Begin

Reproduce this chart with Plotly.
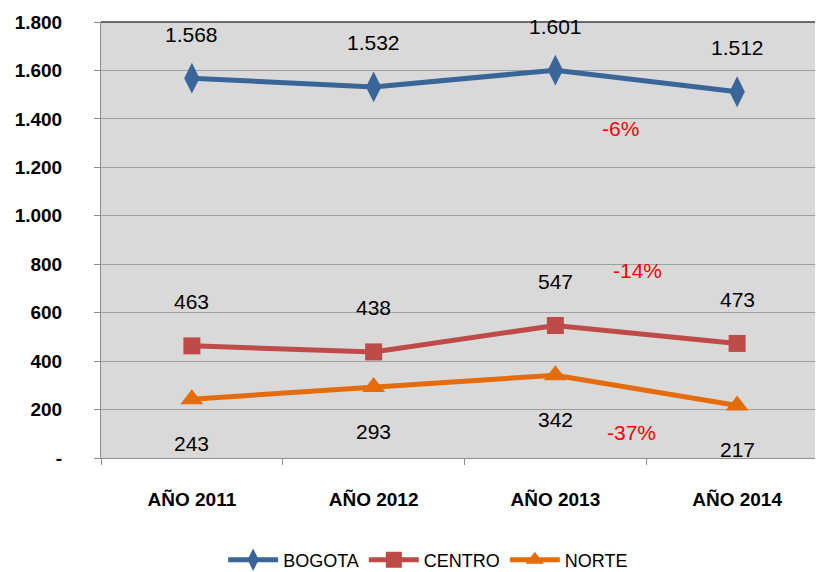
import plotly.graph_objects as go

# datos
anios = ['AÑO 2011', 'AÑO 2012', 'AÑO 2013', 'AÑO 2014']
bogota = [1568, 1532, 1601, 1512]
centro = [463, 438, 547, 473]
norte = [243, 293, 342, 217]

y_ticks = [0, 200, 400, 600, 800, 1000, 1200, 1400, 1600, 1800]
y_ticktext = ['-', '200', '400', '600', '800', '1.000', '1.200', '1.400', '1.600', '1.800']

# variaciones 2014 vs 2013 (texto rojo)
var_text = ['-6%', '-14%', '-37%']
var_x = [2.36, 2.45, 2.42]
var_y = [1362, 776, 107]

FONT = 'Liberation Sans, Arial, sans-serif'

series = [
    ('BOGOTA', bogota, '#3A6598', 'diamond-tall', 22, 1),
    ('CENTRO', centro, '#BE4B48', 'square', 17, 1),
    ('NORTE', norte, '#E46C0A', 'triangle-up', 20, -1),
]

fig = go.Figure()
annots = []
for name, vals, color, sym, size, side in series:
    fig.add_trace(go.Scatter(
        x=anios, y=vals, name=name, mode='lines+markers',
        line=dict(color=color, width=5),
        marker=dict(symbol=sym, size=size, color=color),
    ))
    for a, v in zip(anios, vals):
        annots.append(dict(
            x=a, y=v, text=f'{v:,}'.replace(',', '.'), showarrow=False,
            yshift=44 * side, font=dict(family=FONT, size=21, color='black'),
        ))

for t, x, y in zip(var_text, var_x, var_y):
    annots.append(dict(x=x, y=y, text=t, showarrow=False,
                       font=dict(family=FONT, size=21, color='red')))

# la pagina tiene 8px de margen en el body -> se compensa aqui
fig.update_layout(
    width=823, height=572,
    margin=dict(l=93, r=3, t=14, b=122, autoexpand=False),
    paper_bgcolor='white', plot_bgcolor='#D9D9D9',
    font=dict(family=FONT, size=19, color='black'),
    annotations=annots,
    showlegend=True,
    legend=dict(orientation='h', x=0.45, xanchor='center', y=-0.234, yanchor='middle',
                font=dict(family=FONT, size=18, color='black'),
                itemwidth=50, tracegroupgap=0),
)

fig.update_xaxes(
    range=[-0.5, 3.5], showgrid=False, showline=True, linecolor='#8C8C8C', linewidth=1,
    ticks='outside', tickson='boundaries', ticklen=6, tickcolor='#8C8C8C',
    ticklabelstandoff=24, tickfont=dict(family=FONT, size=19, weight='bold'),
    automargin=False,
)
fig.update_yaxes(
    range=[0, 1800], tickvals=y_ticks, ticktext=y_ticktext,
    showgrid=True, gridcolor='#A0A0A0', gridwidth=1,
    showline=True, linecolor='#8C8C8C', linewidth=1,
    ticks='outside', ticklen=6, tickcolor='#8C8C8C',
    ticklabelstandoff=28, tickfont=dict(family=FONT, size=19, weight='bold'),
    zeroline=False, automargin=False,
)
# borde superior oscuro del area de trazado
fig.add_shape(type='line', xref='paper', yref='paper', x0=0, x1=1, y0=1, y1=1,
              line=dict(color='#404040', width=1.5))

fig.write_html('out.html')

End

:: WHAT NEEDS TO BE DONE ::
The lines from the start of the data through the line that contains "font=dict(family=FONT, size=21, color='red')))" are to be returned exactly, please, with both ends included and every picture left out.

:: ANSWER TO THE PROBLEM ::
Reproduce this chart with Plotly.
import plotly.graph_objects as go

# datos
anios = ['AÑO 2011', 'AÑO 2012', 'AÑO 2013', 'AÑO 2014']
bogota = [1568, 1532, 1601, 1512]
centro = [463, 438, 547, 473]
norte = [243, 293, 342, 217]

y_ticks = [0, 200, 400, 600, 800, 1000, 1200, 1400, 1600, 1800]
y_ticktext = ['-', '200', '400', '600', '800', '1.000', '1.200', '1.400', '1.600', '1.800']

# variaciones 2014 vs 2013 (texto rojo)
var_text = ['-6%', '-14%', '-37%']
var_x = [2.36, 2.45, 2.42]
var_y = [1362, 776, 107]

FONT = 'Liberation Sans, Arial, sans-serif'

series = [
    ('BOGOTA', bogota, '#3A6598', 'diamond-tall', 22, 1),
    ('CENTRO', centro, '#BE4B48', 'square', 17, 1),
    ('NORTE', norte, '#E46C0A', 'triangle-up', 20, -1),
]

fig = go.Figure()
annots = []
for name, vals, color, sym, size, side in series:
    fig.add_trace(go.Scatter(
        x=anios, y=vals, name=name, mode='lines+markers',
        line=dict(color=color, width=5),
        marker=dict(symbol=sym, size=size, color=color),
    ))
    for a, v in zip(anios, vals):
        annots.append(dict(
            x=a, y=v, text=f'{v:,}'.replace(',', '.'), showarrow=False,
            yshift=44 * side, font=dict(family=FONT, size=21, color='black'),
        ))

for t, x, y in zip(var_text, var_x, var_y):
    annots.append(dict(x=x, y=y, text=t, showarrow=False,
                       font=dict(family=FONT, size=21, color='red')))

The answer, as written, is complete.